▶ **Written instruction**:
Would you return all of this data exactly, leaving nothing out?
----------
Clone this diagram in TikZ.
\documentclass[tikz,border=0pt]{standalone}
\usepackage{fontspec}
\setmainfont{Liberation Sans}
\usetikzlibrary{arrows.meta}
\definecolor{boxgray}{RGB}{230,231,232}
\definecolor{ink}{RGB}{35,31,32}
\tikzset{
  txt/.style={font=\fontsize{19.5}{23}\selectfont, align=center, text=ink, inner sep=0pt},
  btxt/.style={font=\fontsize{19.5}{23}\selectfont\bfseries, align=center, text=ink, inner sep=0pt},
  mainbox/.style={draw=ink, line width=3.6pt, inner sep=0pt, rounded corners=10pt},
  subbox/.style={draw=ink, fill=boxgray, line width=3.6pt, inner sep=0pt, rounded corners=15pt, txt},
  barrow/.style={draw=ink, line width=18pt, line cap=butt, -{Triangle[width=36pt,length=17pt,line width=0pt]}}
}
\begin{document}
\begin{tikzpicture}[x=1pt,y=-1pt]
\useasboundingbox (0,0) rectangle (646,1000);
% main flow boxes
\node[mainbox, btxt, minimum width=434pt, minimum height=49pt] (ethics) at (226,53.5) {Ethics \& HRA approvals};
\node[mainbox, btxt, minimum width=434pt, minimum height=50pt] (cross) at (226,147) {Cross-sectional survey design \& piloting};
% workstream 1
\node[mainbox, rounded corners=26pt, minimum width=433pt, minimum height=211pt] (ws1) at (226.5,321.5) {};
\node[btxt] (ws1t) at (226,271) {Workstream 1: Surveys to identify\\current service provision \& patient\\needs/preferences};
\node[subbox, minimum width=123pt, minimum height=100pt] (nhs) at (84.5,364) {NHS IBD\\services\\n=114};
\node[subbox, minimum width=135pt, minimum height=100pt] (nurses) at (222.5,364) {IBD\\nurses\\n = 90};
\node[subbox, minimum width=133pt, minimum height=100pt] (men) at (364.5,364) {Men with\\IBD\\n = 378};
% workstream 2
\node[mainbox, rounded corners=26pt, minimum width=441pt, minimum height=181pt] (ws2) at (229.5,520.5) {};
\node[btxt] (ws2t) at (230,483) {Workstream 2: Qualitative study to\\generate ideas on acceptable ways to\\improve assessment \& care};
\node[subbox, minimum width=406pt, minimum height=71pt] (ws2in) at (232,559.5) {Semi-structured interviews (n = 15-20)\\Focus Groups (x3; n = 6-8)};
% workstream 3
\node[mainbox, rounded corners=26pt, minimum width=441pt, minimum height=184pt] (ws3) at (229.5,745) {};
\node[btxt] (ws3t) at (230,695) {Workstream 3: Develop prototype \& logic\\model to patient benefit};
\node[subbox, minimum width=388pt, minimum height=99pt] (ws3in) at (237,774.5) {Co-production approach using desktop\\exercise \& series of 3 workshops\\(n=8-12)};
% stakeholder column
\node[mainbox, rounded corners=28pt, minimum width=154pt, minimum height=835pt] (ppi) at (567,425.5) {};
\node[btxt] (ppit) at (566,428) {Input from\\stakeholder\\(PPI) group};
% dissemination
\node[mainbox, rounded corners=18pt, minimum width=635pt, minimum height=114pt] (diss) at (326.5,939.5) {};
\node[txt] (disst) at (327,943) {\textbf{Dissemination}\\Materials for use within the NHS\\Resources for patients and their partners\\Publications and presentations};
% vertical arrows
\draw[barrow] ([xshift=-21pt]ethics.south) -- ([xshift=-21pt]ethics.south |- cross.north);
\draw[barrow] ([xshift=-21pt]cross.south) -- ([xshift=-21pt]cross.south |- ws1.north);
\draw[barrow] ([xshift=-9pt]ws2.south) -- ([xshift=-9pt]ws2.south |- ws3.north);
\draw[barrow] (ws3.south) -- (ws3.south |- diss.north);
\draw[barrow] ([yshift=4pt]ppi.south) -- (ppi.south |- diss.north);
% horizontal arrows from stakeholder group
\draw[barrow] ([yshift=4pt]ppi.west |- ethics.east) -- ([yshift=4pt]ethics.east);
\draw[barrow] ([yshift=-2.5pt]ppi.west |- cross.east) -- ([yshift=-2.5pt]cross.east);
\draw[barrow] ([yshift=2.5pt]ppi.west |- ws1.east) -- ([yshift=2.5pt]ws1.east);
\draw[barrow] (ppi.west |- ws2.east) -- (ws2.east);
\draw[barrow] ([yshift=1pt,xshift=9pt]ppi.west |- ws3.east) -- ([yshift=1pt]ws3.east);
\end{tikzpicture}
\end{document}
----------
▶ **Written response**:
Clone this diagram in TikZ.
\documentclass[tikz,border=0pt]{standalone}
\usepackage{fontspec}
\setmainfont{Liberation Sans}
\usetikzlibrary{arrows.meta}
\definecolor{boxgray}{RGB}{230,231,232}
\definecolor{ink}{RGB}{35,31,32}
\tikzset{
  txt/.style={font=\fontsize{19.5}{23}\selectfont, align=center, text=ink, inner sep=0pt},
  btxt/.style={font=\fontsize{19.5}{23}\selectfont\bfseries, align=center, text=ink, inner sep=0pt},
  mainbox/.style={draw=ink, line width=3.6pt, inner sep=0pt, rounded corners=10pt},
  subbox/.style={draw=ink, fill=boxgray, line width=3.6pt, inner sep=0pt, rounded corners=15pt, txt},
  barrow/.style={draw=ink, line width=18pt, line cap=butt, -{Triangle[width=36pt,length=17pt,line width=0pt]}}
}
\begin{document}
\begin{tikzpicture}[x=1pt,y=-1pt]
\useasboundingbox (0,0) rectangle (646,1000);
% main flow boxes
\node[mainbox, btxt, minimum width=434pt, minimum height=49pt] (ethics) at (226,53.5) {Ethics \& HRA approvals};
\node[mainbox, btxt, minimum width=434pt, minimum height=50pt] (cross) at (226,147) {Cross-sectional survey design \& piloting};
% workstream 1
\node[mainbox, rounded corners=26pt, minimum width=433pt, minimum height=211pt] (ws1) at (226.5,321.5) {};
\node[btxt] (ws1t) at (226,271) {Workstream 1: Surveys to identify\\current service provision \& patient\\needs/preferences};
\node[subbox, minimum width=123pt, minimum height=100pt] (nhs) at (84.5,364) {NHS IBD\\services\\n=114};
\node[subbox, minimum width=135pt, minimum height=100pt] (nurses) at (222.5,364) {IBD\\nurses\\n = 90};
\node[subbox, minimum width=133pt, minimum height=100pt] (men) at (364.5,364) {Men with\\IBD\\n = 378};
% workstream 2
\node[mainbox, rounded corners=26pt, minimum width=441pt, minimum height=181pt] (ws2) at (229.5,520.5) {};
\node[btxt] (ws2t) at (230,483) {Workstream 2: Qualitative study to\\generate ideas on acceptable ways to\\improve assessment \& care};
\node[subbox, minimum width=406pt, minimum height=71pt] (ws2in) at (232,559.5) {Semi-structured interviews (n = 15-20)\\Focus Groups (x3; n = 6-8)};
% workstream 3
\node[mainbox, rounded corners=26pt, minimum width=441pt, minimum height=184pt] (ws3) at (229.5,745) {};
\node[btxt] (ws3t) at (230,695) {Workstream 3: Develop prototype \& logic\\model to patient benefit};
\node[subbox, minimum width=388pt, minimum height=99pt] (ws3in) at (237,774.5) {Co-production approach using desktop\\exercise \& series of 3 workshops\\(n=8-12)};
% stakeholder column
\node[mainbox, rounded corners=28pt, minimum width=154pt, minimum height=835pt] (ppi) at (567,425.5) {};
\node[btxt] (ppit) at (566,428) {Input from\\stakeholder\\(PPI) group};
% dissemination
\node[mainbox, rounded corners=18pt, minimum width=635pt, minimum height=114pt] (diss) at (326.5,939.5) {};
\node[txt] (disst) at (327,943) {\textbf{Dissemination}\\Materials for use within the NHS\\Resources for patients and their partners\\Publications and presentations};
% vertical arrows
\draw[barrow] ([xshift=-21pt]ethics.south) -- ([xshift=-21pt]ethics.south |- cross.north);
\draw[barrow] ([xshift=-21pt]cross.south) -- ([xshift=-21pt]cross.south |- ws1.north);
\draw[barrow] ([xshift=-9pt]ws2.south) -- ([xshift=-9pt]ws2.south |- ws3.north);
\draw[barrow] (ws3.south) -- (ws3.south |- diss.north);
\draw[barrow] ([yshift=4pt]ppi.south) -- (ppi.south |- diss.north);
% horizontal arrows from stakeholder group
\draw[barrow] ([yshift=4pt]ppi.west |- ethics.east) -- ([yshift=4pt]ethics.east);
\draw[barrow] ([yshift=-2.5pt]ppi.west |- cross.east) -- ([yshift=-2.5pt]cross.east);
\draw[barrow] ([yshift=2.5pt]ppi.west |- ws1.east) -- ([yshift=2.5pt]ws1.east);
\draw[barrow] (ppi.west |- ws2.east) -- (ws2.east);
\draw[barrow] ([yshift=1pt,xshift=9pt]ppi.west |- ws3.east) -- ([yshift=1pt]ws3.east);
\end{tikzpicture}
\end{document}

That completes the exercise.